Martin Campbell: Sure. First of all, they don’t do it themselves. They may say it but they don’t.

 

Crave Online: Well, they probably don’t know a second unit came in. So they did all the action they know about.

 

Martin Campbell: Certainly when truth becomes the legend, print the legend kind of notion. I suppose some reason is that once you see a scene all put together, you do kind of allude to it was you that did it. Not least of all, insurance companies won’t let you go near it.

 

Crave Online: But it works better visually to cut in a professional stunt double.

 

Martin Campbell: Yeah, these doubles, stunt people know exactly how to sell it. They’ve watched the lead actor, the way they move, the way they do action, the way they walk. So clearly they can get a very good footprint on terms of their character.

 


Crave Online: Your next one, Green Lantern, seems tricky with aliens and this ring. How will you approach that?

Martin Campbell: Well, first of all, it’s the origin story so I think people, certainly Green Lantern fans know what that’s about. It’s Hal Jordan. As you know, there’s probably been five Green Lanterns. So it pretty much sticks to the origin story. It sets up Oa, the planet where the Green Lantern calls his base. It sets up Hal’s training on Oa and becoming a Green Lantern. Fear clearly is the enemy. So it’s got all of those.

Crave Online: Is it also a chance to have your own franchise? Bond and Zorro had movies before, but yours will be the first Green Lantern movie.

Martin Campbell: Mm hmm. Well, in a way, Goldeneye sort of, I knew there’d been Bond before but there was an eight year gap between for legal reasons on Bond. So I’m not fearful of that. At the end of the day, you just set up and make the best possible film you can.

 

Crave Online: Whether it’s Green Lantern or anything else you do, what do you want “A Martin Campbell Film” to mean to audiences?

Martin Campbell: I don’t think I’m that pretentious to even offer up a kind of explanation to that. I suppose the one thing is that they’re entertained. I’m very much of the school of if you want to send a message, send it Western Union and let the film sort of speak for itself. I just think make it as entertaining you can. I’m not there to preach or send messages or make it meaningful.

 

Crave Online: How do you reflect on your two Bond reinventions? Goldeneye came at an interesting time where it was both postmodern and retro.

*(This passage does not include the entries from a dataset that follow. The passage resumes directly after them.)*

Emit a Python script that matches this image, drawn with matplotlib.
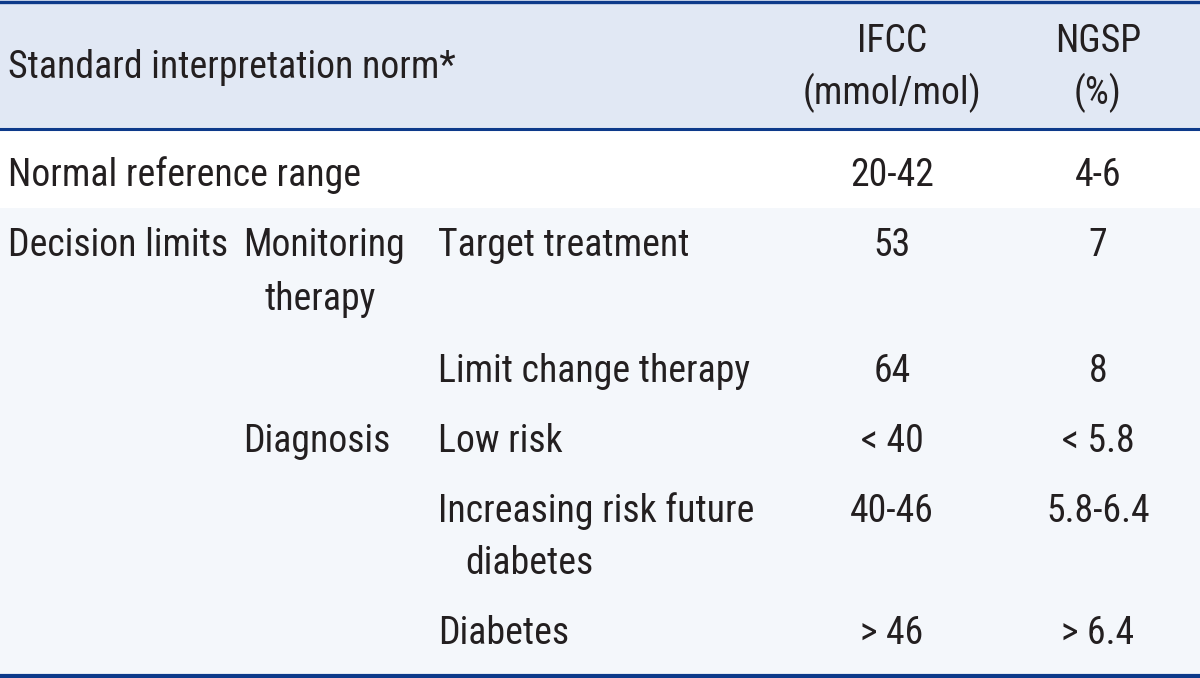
import matplotlib
matplotlib.use("Agg")
import matplotlib.pyplot as plt
from matplotlib.patches import Rectangle
from matplotlib import font_manager as fm

# ---- table content ----
header_norm = "Standard interpretation norm*"
header_ifcc = ["IFCC", "(mmol/mol)"]
header_ngsp = ["NGSP", "(%)"]

level1 = ["Normal reference range", "Decision limits", "", "", "", ""]
level2 = ["", "Monitoring", "", "Diagnosis", "", ""]
level2_cont = ["", "therapy", "", "", "", ""]
level3 = ["", "Target treatment", "Limit change therapy", "Low risk",
          "Increasing risk future", "Diabetes"]
level3_cont = ["", "", "", "", "diabetes", ""]
ifcc_vals = ["20-42", "53", "64", "< 40", "40-46", "> 46"]
ngsp_vals = ["4-6", "7", "8", "< 5.8", "5.8-6.4", "> 6.4"]

# ---- layout (pixel space) ----
W, H = 1200, 678
row_y = [175, 246, 371, 441, 511, 634]
cont_dy = 53
x1, x2, x3, x2c, x3c = 8, 243, 438, 320, 465
xi, xn = 892, 1098

dark = "#0d3a8a"
hdr_bg = "#e1e8f4"
body_bg = "#f4f7fb"
txt = "#231f20"

# pick the narrowest available sans family
entries = fm.fontManager.ttflist
names = {f.name for f in entries}
stretch = "normal"
family = None
for cand in ["Liberation Sans Narrow", "Roboto Condensed", "Open Sans Condensed",
             "DejaVu Sans Condensed", "Noto Sans Display"]:
    if cand in names:
        family = cand
        break
if family is None:
    cond = [f for f in entries if f.name in ("Roboto", "Noto Sans", "DejaVu Sans", "Open Sans")
            and str(f.stretch) in ("condensed", "semi-condensed", "extra-condensed")]
    if cond:
        family = cond[0].name
        stretch = cond[0].stretch
if family is None:
    family = "Roboto" if "Roboto" in names else "Liberation Sans"
fam = [family, "DejaVu Sans"]

fig = plt.figure(figsize=(W / 100, H / 100), dpi=100)
ax = fig.add_axes([0, 0, 1, 1])
ax.set_xlim(0, W)
ax.set_ylim(H, 0)
ax.axis("off")

# size so that the first-column label spans about like the reference
renderer = fig.canvas.get_renderer()
probe = ax.text(0, 0, "Normal reference range", fontsize=26, family=fam,
                fontstretch=stretch)
wpx = probe.get_window_extent(renderer).width
probe.remove()
fs = min(28.0, 26 * 352.0 / wpx)

ax.add_patch(Rectangle((0, 0), W, 130, color=hdr_bg, lw=0))
ax.add_patch(Rectangle((0, 130), W, 78, color="white", lw=0))
ax.add_patch(Rectangle((0, 208), W, H - 208, color=body_bg, lw=0))
ax.axhline(1.5, color=dark, lw=2.4)
ax.axhline(129, color=dark, lw=2.2)
ax.axhline(676, color=dark, lw=3.0)

kw = dict(fontsize=fs, color=txt, family=fam, fontstretch=stretch, va="center")
ax.text(x1, 67, header_norm, ha="left", **kw)
ax.text(xi, 41, header_ifcc[0], ha="center", **kw)
ax.text(xi, 93, header_ifcc[1], ha="center", **kw)
ax.text(xn, 41, header_ngsp[0], ha="center", **kw)
ax.text(xn, 93, header_ngsp[1], ha="center", **kw)

for i, y in enumerate(row_y):
    if level1[i]:
        ax.text(x1, y, level1[i], ha="left", **kw)
    if level2[i]:
        ax.text(x2, y, level2[i], ha="left", **kw)
    if level2_cont[i]:
        ax.text(x2c, y + cont_dy, level2_cont[i], ha="center", **kw)
    if level3[i]:
        ax.text(x3, y, level3[i], ha="left", **kw)
    if level3_cont[i]:
        ax.text(x3c, y + cont_dy, level3_cont[i], ha="left", **kw)
    ax.text(xi, y, ifcc_vals[i], ha="center", **kw)
    ax.text(xn, y, ngsp_vals[i], ha="center", **kw)

fig.savefig("out.png", dpi=100)
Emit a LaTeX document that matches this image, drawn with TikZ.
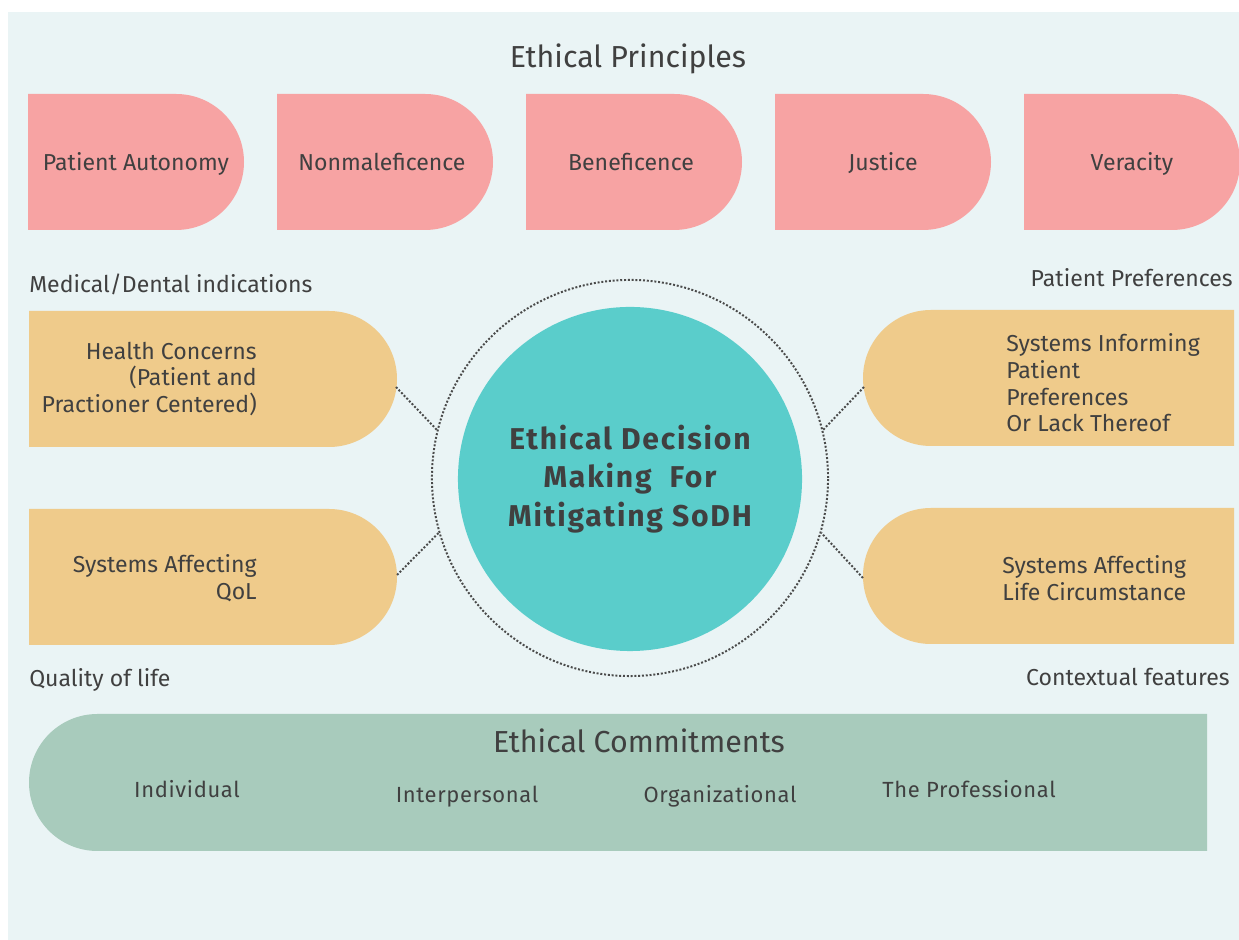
\documentclass[tikz,border=0pt]{standalone}
\usepackage{fontspec}
\setmainfont{Fira Sans}
\usepackage{tikz}
\def\halfbox{68}
\def\bodysize{\fontsize{16.4}{19}\selectfont}
\def\headsize{\fontsize{21.6}{25}\selectfont}
\def\smallsize{\fontsize{15.6}{18}\selectfont\addfontfeatures{LetterSpace=3}}
\def\coresize{\fontsize{21.4}{27.4}\selectfont\addfontfeatures{LetterSpace=6}}
\definecolor{paneblue}{HTML}{EAF4F5}
\definecolor{principlepink}{HTML}{F7A3A3}
\definecolor{factortan}{HTML}{EFCB8B}
\definecolor{centerteal}{HTML}{5ACDCB}
\definecolor{commitgreen}{HTML}{A8CBBC}
\definecolor{textgrey}{HTML}{404040}
\definecolor{dotgrey}{HTML}{4A4A4A}

\begin{document}
\begin{tikzpicture}[x = 0.025cm, y = 0.025cm,
        plaintext/.style = {text=textgrey, inner sep=0pt, font=\bodysize},
        headtext/.style = {text=textgrey, inner sep=0pt, font=\headsize},
        smalltext/.style = {text=textgrey, inner sep=0pt, font=\smallsize},
        dotlink/.style = {line width=1.4pt, draw=dotgrey, dash pattern=on 1.4pt off 1.3pt}]

            \useasboundingbox (0,0) rectangle (1239,940);
            \fill[white] (0,0) rectangle (1239,940);
            \fill[paneblue] (8,0) rectangle (1239,928);

            % principles row
            \node[headtext, anchor=base] (principles) at (628,872) {Ethical Principles};

            \fill[principlepink] (28,710) -- (176,710) arc[start angle=-90, end angle=90, radius=\halfbox] -- (28,846) -- cycle;
            \fill[principlepink] (277,710) -- (425,710) arc[start angle=-90, end angle=90, radius=\halfbox] -- (277,846) -- cycle;
            \fill[principlepink] (526,710) -- (674,710) arc[start angle=-90, end angle=90, radius=\halfbox] -- (526,846) -- cycle;
            \fill[principlepink] (775,710) -- (923,710) arc[start angle=-90, end angle=90, radius=\halfbox] -- (775,846) -- cycle;
            \fill[principlepink] (1024,710) -- (1172,710) arc[start angle=-90, end angle=90, radius=\halfbox] -- (1024,846) -- cycle;

            \node[plaintext, anchor=base] (autonomy) at (136,769) {Patient Autonomy};
            \node[plaintext, anchor=base] (nonmal) at (382,769) {Nonmaleficence};
            \node[plaintext, anchor=base] (benef) at (631,769) {Beneficence};
            \node[plaintext, anchor=base] (justice) at (883,769) {Justice};
            \node[plaintext, anchor=base] (veracity) at (1132,769) {Veracity};

            % four factor boxes
            \node[plaintext, anchor=base west] (medical) at (29,647) {Medical/Dental indications};
            \node[plaintext, anchor=base east] (preferences) at (1233,653) {Patient Preferences};
            \node[plaintext, anchor=base west] (quality) at (29,253) {Quality of life};
            \node[plaintext, anchor=base east] (contextual) at (1230,254) {Contextual features};

            \fill[factortan] (29,493) -- (329,493) arc[start angle=-90, end angle=90, radius=\halfbox] -- (29,629) -- cycle;
            \fill[factortan] (29,295) -- (329,295) arc[start angle=-90, end angle=90, radius=\halfbox] -- (29,431) -- cycle;
            \fill[factortan] (1234,630) -- (931,630) arc[start angle=90, end angle=270, radius=\halfbox] -- (1234,494) -- cycle;
            \fill[factortan] (1234,432) -- (931,432) arc[start angle=90, end angle=270, radius=\halfbox] -- (1234,296) -- cycle;

            \node[plaintext, align=right, anchor=east] (health) at (257,561) {Health Concerns\\(Patient and\\Practioner Centered)};
            \node[plaintext, align=right, anchor=east] (qol) at (257,362) {Systems Affecting\\QoL};
            \node[plaintext, align=left, anchor=west] (informing) at (1006,557) {Systems Informing\\Patient\\Preferences\\Or Lack Thereof};
            \node[plaintext, align=left, anchor=west] (circumstance) at (1002,362) {Systems Affecting\\Life Circumstance};

            \coordinate (health-tip) at (396,553);
            \coordinate (qol-tip) at (397,365);
            \coordinate (informing-tip) at (864,553);
            \coordinate (circumstance-tip) at (863,362);

            % centre
            \node[circle, dotlink, minimum size=9.9cm, inner sep=0pt] (ring) at (630,462) {};
            \node[circle, fill=centerteal, minimum size=8.6cm, inner sep=0pt, text=textgrey, font=\coresize\bfseries, align=center] (core) at (630,461) {Ethical Decision\\Making~ For\\Mitigating SoDH};

            \draw[dotlink] (health-tip) -- (ring.166);
            \draw[dotlink] (qol-tip) -- (ring.196);
            \draw[dotlink] (informing-tip) -- (ring.14);
            \draw[dotlink] (circumstance-tip) -- (ring.344);

            % commitments band
            \fill[commitgreen] (1207,226) -- (97.5,226) arc[start angle=90, end angle=270, radius=68.5] -- (1207,89) -- cycle;

            \node[headtext, anchor=base] (commitments) at (639,187) {Ethical Commitments};
            \node[smalltext, anchor=base] (individual) at (187,142) {Individual};
            \node[smalltext, anchor=base] (interpersonal) at (467,137) {Interpersonal};
            \node[smalltext, anchor=base] (organizational) at (720,137) {Organizational};
            \node[smalltext, anchor=base] (professional) at (969,142) {The Professional};

        \end{tikzpicture}
\end{document}
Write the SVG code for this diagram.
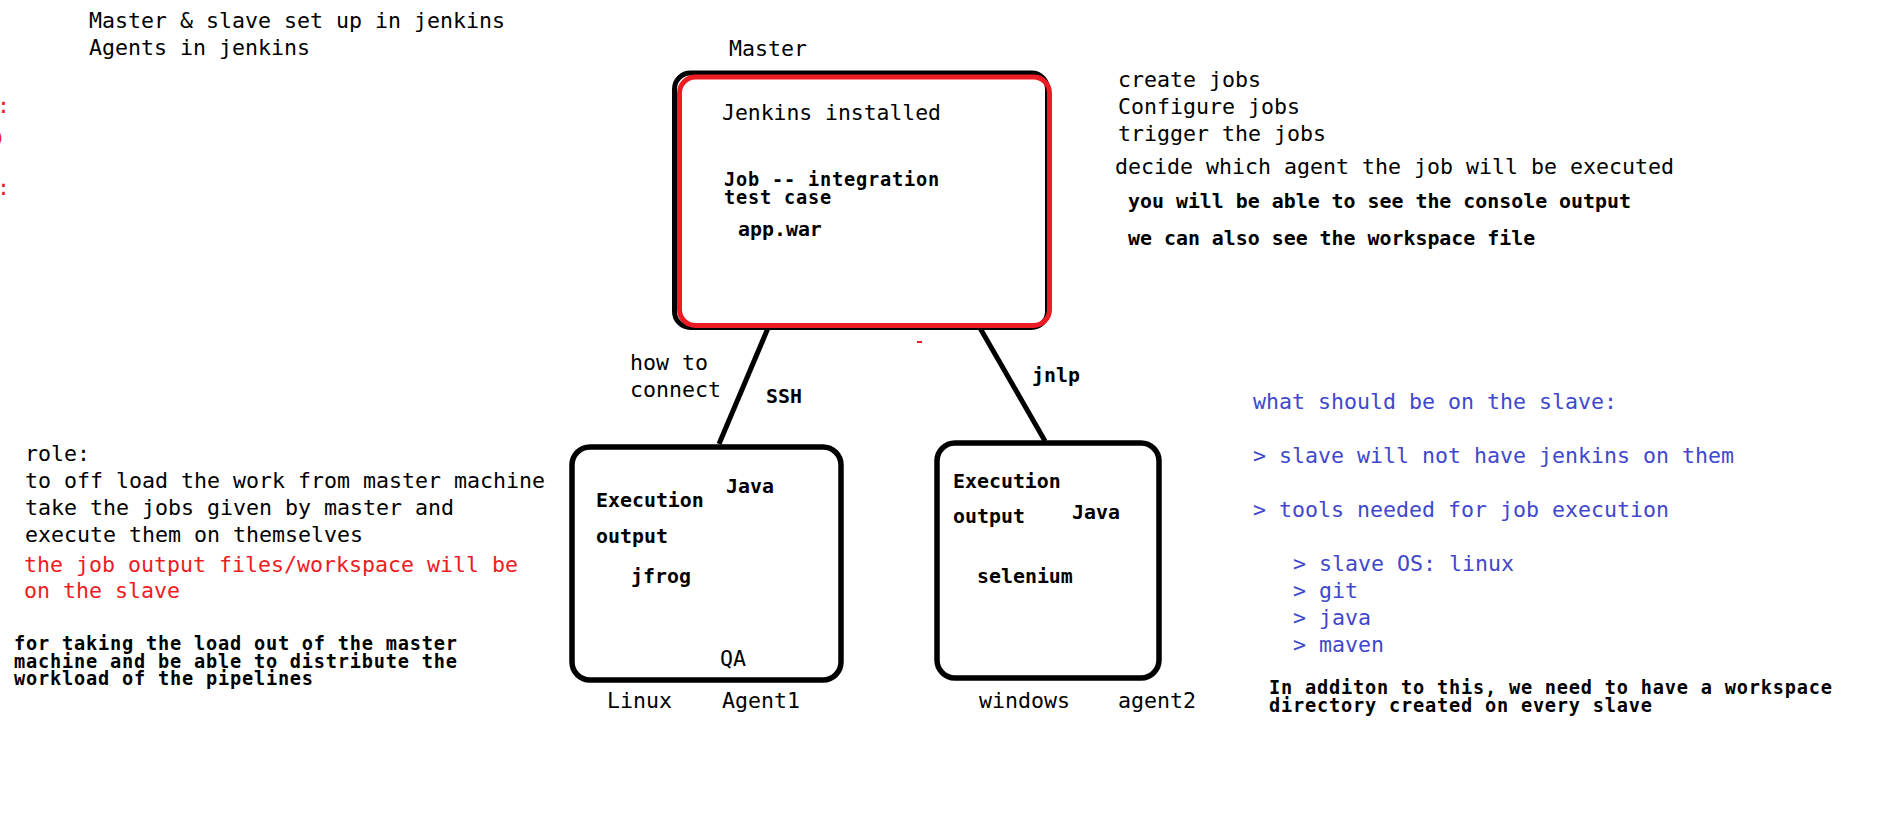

Martin Campbell: The thing about Goldeneye at the time was I remember thinking I’ve got to change all this. I felt the Tim Dalton Bonds had sort of gone downhill so much and I was all for how are we going to redo it? Let’s completely rewrite the book. Then I realized, I had an epiphany and thought this is crazy. This series has been so successful for so many years. Why am I f***ing about with it? Why don’t we keep all the good stuff and let’s just make a nod to the ‘90s, i.e. Bond is, I think the line was a male chauvinist dinosaur. Let’s put in a female M and then we’ve done what we’ve got to do. We’ve told an audience what they’re already thinking. Is he relevant, is he not? Now get on with just making a Bond film. So that’s what I did. Casino Royale of course was an opportunity to go back to the tone of the books which they never were in the original movies. They never have been. Even the Connery movies are not in the same tone as the book. Again, I was lucky enough to have an origin story. Bond really doesn’t become Bond until the last frame of the movie. He’s a f***ed up guy. He’s a guy who smokes too much. He doesn’t smoke in the movie but in the books he certainly smokes too much, he drinks too much, he abhors a certain kind of violence when it’s very messy and ugly. It’s something he hates. He finally shoots someone in the forehead with a bullet, but the bathroom scene is very distasteful and ugly and clumsy and messy. So there are elements to Bond, and of course a great relationship with the girl which allowed you the one meaningful relationship in his life apart from On Her Majesty’s Secret Service where he marries the girl. So that was a really great opportunity to get into the tone of the books and make him a much darker, more f***ed up character which was way more interesting in my opinion.

 

Crave Online: Goldeneye made the best video game though.

Martin Campbell: Oh, apparently it did, of which I didn’t get a cent.